Increased expression of inducible nitric oxide synthase and cyclo-oxygenase-2 in the airway epithelium of asthmatic subjects and regulation by corticosteroid treatment
- A E Redingtona,
- Q-H Mengb,
- D R Springallb,
- T J Evansc,
- C Créminond,
- J Macloufe,
- S T Holgatea,
- P H Howartha,
- J M Polakb
- aUniversity Medicine, Southampton General Hospital, Tremona Road, Southampton SO16 6YD, UK, bDepartment of Histochemistry, Imperial College School of Medicine, Hammersmith Hospital, London W12 0NN, UK, cDepartment of Infectious Diseases, Imperial College School of Medicine, dCEA, SPI/DRM, Bâtiment 136, CEA-Saclay, 91191 Gif-sur-Yvette, Cedex, France, eU348 INSERM, Hôpital Lariboisière, 8 rue Patin, 75475 Paris Cedex 10, France
- Dr A E Redington, Academic Department of Medicine, Castle Hill Hospital, Castle Road, Cottingham, East Yorkshire HU16 5JQ, UK
- Received 14 September 2000
- Revision requested 2 December 2000
- Revised 19 January 2001
- Accepted 22 January 2001
BACKGROUND Nitric oxide (NO) and prostanoids are mediators of vascular and bronchial tone that are postulated to be involved in asthma. Increased levels of both are found in asthmatic subjects and are synthesised by enzymes that have cytokine inducible forms: inducible NO synthase (iNOS) and cyclo-oxygenase-2 (COX-2), respectively. We hypothesised that the in vivo expression of iNOS and COX-2 in the airways would be increased in asthma, and that these cytokine inducible enzymes may represent targets for regulation by corticosteroid treatment.

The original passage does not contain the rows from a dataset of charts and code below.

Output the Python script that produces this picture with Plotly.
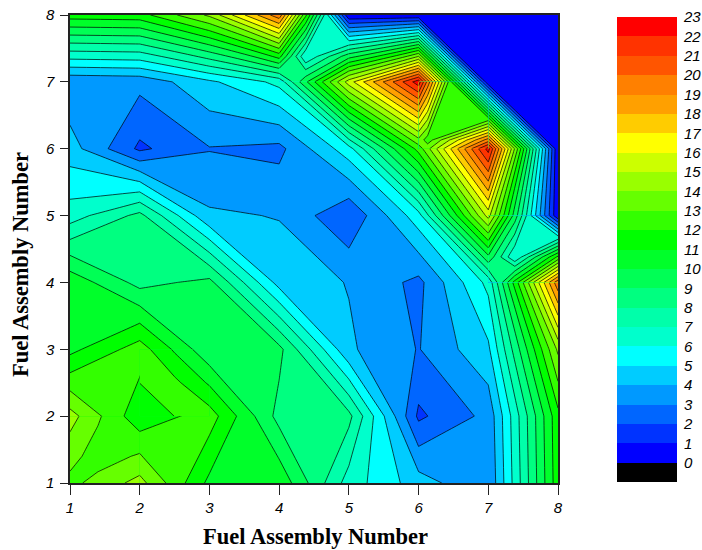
import plotly.graph_objects as go

# grid nodes
assembly = [1, 2, 3, 4, 5, 6, 7, 8]
# rows: y = 1..8
row1 = [12.7, 14.35, 10.75, 10.75, 6.55, 4.45, 3.1, 11.6]
row2 = [14.4, 11.3, 12.5, 8.65, 8.3, 1.8, 3.3, 11.7]
row3 = [10.7, 12.5, 9.2, 9.3, 4.15, 2.95, 4.8, 14.2]
row4 = [10.7, 8.65, 9.3, 4.6, 3.95, 2.72, 6.3, 19.7]
row5 = [6.5, 8.3, 4.15, 3.95, 2.1, 5.6, 15.4, 0.05]
row6 = [4.45, 1.8, 2.95, 2.72, 5.6, 12.4, 22.4, 0.05]
row7 = [3.17, 3.3, 4.8, 6.3, 15.5, 22.6, 0.05, 0.05]
row8 = [11.5, 11.6, 14.2, 19.7, 0.05, 0.05, 0.05, 0.05]
z_values = [row1, row2, row3, row4, row5, row6, row7, row8]

# cells whose inner value reads differently from the mean of their corners
cell_a = dict(x=[2, 2.5, 3], y=[2, 2.5, 3], low=10, high=12,
              z=[[11.3, 12.01, 12.5], [12.01, 12.25, 10.85], [12.5, 10.85, 9.2]])
cell_b = dict(x=[7, 7.38, 8], y=[4, 4.38, 5], low=1, high=19,
              z=[[6.3, 11.4, 19.7], [9.76, 6.05, 12.23], [15.4, 9.57, 0.05]])
cell_c = dict(x=[4, 4.38, 5], y=[7, 7.38, 8], low=1, high=19,
              z=[[6.3, 9.8, 15.5], [11.39, 6.05, 9.63], [19.7, 12.23, 0.05]])
cell_d = dict(x=[6, 6.13, 7], y=[6, 6.13, 7], low=1, high=22,
              z=[[12.4, 13.7, 22.4], [13.73, 12.45, 19.49], [22.6, 19.67, 0.05]])
cell_e = dict(x=[1, 1.4, 2], y=[1, 1.4, 2], low=12, high=14,
              z=[[12.7, 13.36, 14.35], [13.38, 12.5, 13.13], [14.4, 13.16, 11.3]])
cells = [cell_a, cell_b, cell_c, cell_d, cell_e]

# legend: one colour per labelled level, -1..0 is black, 22..23 red
legend_levels = list(range(0, 24))
band_colors = [
    "#000000", "#0000ff", "#0033ff", "#0066ff", "#0099ff", "#00ccff", "#00ffff",
    "#00ffcc", "#00ffaa", "#00ff80", "#00ff55", "#00ff2a", "#00ff00", "#33ff00",
    "#66ff00", "#99ff00", "#ccff00", "#ffff00", "#ffcc00", "#ffa000", "#ff8000",
    "#ff5500", "#ff3300", "#ff0000",
]
n = len(band_colors)


def fill_scale(low, high):
    # contour fills look up level+0.5 on a domain starting half a step below contours.start
    count = high - low + 1
    stops = []
    for level in range(low - 1, high + 1):
        c = band_colors[level + 1]
        stops.append([max((level - low + 0.5) / count, 0), c])
        stops.append([min((level - low + 1.5) / count, 1), c])
    return stops


bar_scale = []
for j, c in enumerate(band_colors):
    bar_scale.append([j / n, c])
    bar_scale.append([(j + 1) / n, c])

line_style = dict(color="#000000", width=0.7, smoothing=0)
serif = "Liberation Serif"
sans = "Liberation Sans"
label_font = dict(family=sans, size=15, color="#000000", style="italic")
title_font = dict(family=serif, size=22.5, color="#000000")

fig = go.Figure()
fig.add_trace(go.Contour(
    x=assembly, y=assembly, z=z_values, colorscale=fill_scale(1, 22),
    contours=dict(start=1, end=22, size=1, coloring="fill", showlines=True),
    line=line_style, hoverinfo="skip", showscale=False,
))
for cell in cells:
    fig.add_trace(go.Contour(
        x=cell["x"], y=cell["y"], z=cell["z"], colorscale=fill_scale(cell["low"], cell["high"]),
        contours=dict(start=cell["low"], end=cell["high"], size=1, coloring="fill", showlines=True),
        line=line_style, showscale=False, hoverinfo="skip",
    ))
fig.add_trace(go.Heatmap(
    x=[0], y=[v - 0.5 for v in legend_levels], z=[[v + 0.5] for v in legend_levels],
    zmin=0, zmax=n, colorscale=bar_scale, showscale=False, hoverinfo="skip",
    xaxis="x2", yaxis="y2",
))

area_w = 702 - 70 - 25
axis = dict(
    range=[1, 8], tickmode="array", tickvals=assembly, ticks="outside",
    tickwidth=1.2, tickcolor="#222222", showline=True, linecolor="#222222", linewidth=1.5,
    mirror=True, showgrid=False, zeroline=False, tickfont=label_font, automargin=False,
)
title_text = "<b>Fuel Assembly Number</b>"
fig.update_layout(
    width=702, height=550, margin=dict(l=70, r=25, t=15, b=67),
    paper_bgcolor="white", plot_bgcolor="white", showlegend=False,
    xaxis=dict(axis, domain=[0, 488 / area_w], ticklen=10, ticklabelstandoff=0),
    yaxis=dict(axis, ticklen=8, ticklabelstandoff=3),
    xaxis2=dict(domain=[547 / area_w, 1], range=[-0.5, 0.5], visible=False, anchor="y2"),
    yaxis2=dict(domain=[1 / 468, 466 / 468], range=[-1, 23], anchor="x2", side="right",
                tickmode="array", tickvals=legend_levels, ticks="", showline=False,
                showgrid=False, zeroline=False, tickfont=label_font, ticklabelstandoff=6,
                automargin=False),
    annotations=[
        dict(text=title_text, xref="paper", yref="paper", x=245 / area_w, y=-53 / 468,
             xanchor="center", yanchor="middle", showarrow=False, font=title_font),
        dict(text=title_text, xref="paper", yref="paper", x=-50 / area_w, y=218 / 468,
             xanchor="center", yanchor="middle", showarrow=False, font=title_font, textangle=-90),
    ],
)
fig.write_html("out.html", config=dict(displayModeBar=False),
               post_script="document.body.style.margin='0';")
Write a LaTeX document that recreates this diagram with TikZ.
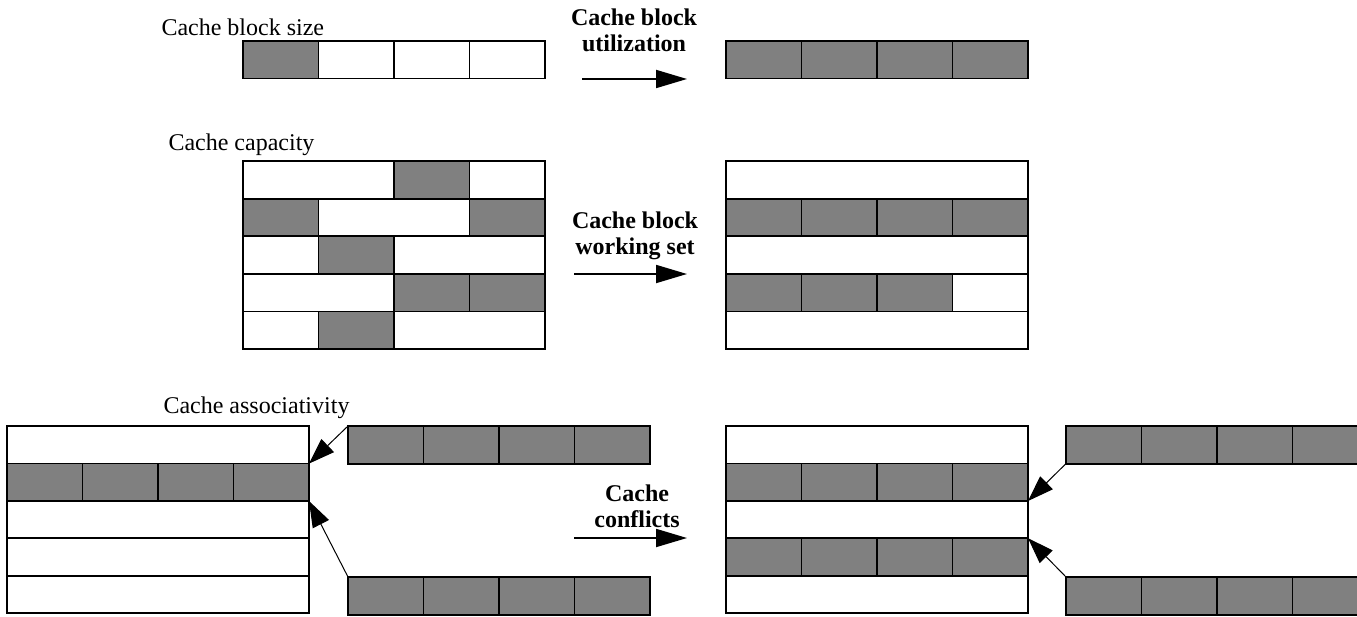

METHODS Bronchial biopsy specimens were obtained from three groups of subjects: atopic asthmatics treated with β2 agonists alone (n=7), atopic asthmatics additionally receiving regular treatment with corticosteroids (n=8), and non-asthmatic control subjects (n=10). Expression of iNOS and COX-2 mRNA and immunoreactive protein was studied using in situ hybridisation and quantitative immunohistochemistry.
RESULTS Immunoreactivity and the hybridisation signal for iNOS and COX-2 were mainly localised in the airway epithelium. The proportion of epithelium immunostained was significantly greater in the non-steroid treated asthmatic subjects (iNOS 8.6 (1.8)%; COX-2 26.3 (4.6)%) than either the steroid treated asthmatics (iNOS 3.4 (1.0)%, p=0.009; COX-2 13.0 (0.6)%, p=0.0015) or the non-asthmatic controls (iNOS 4.2 (0.9)%, p=0.018; COX-2 11.6 (0.6)%, p=0.0003). Similarly, the hybridisation signal was stronger in the non-steroid treated group of asthmatic subjects than in the other two groups.
CONCLUSIONS These findings highlight the potential role of the airway epithelium both as a contributor to the inflammatory process in asthma and as a target for inhaled corticosteroid treatment in this disease.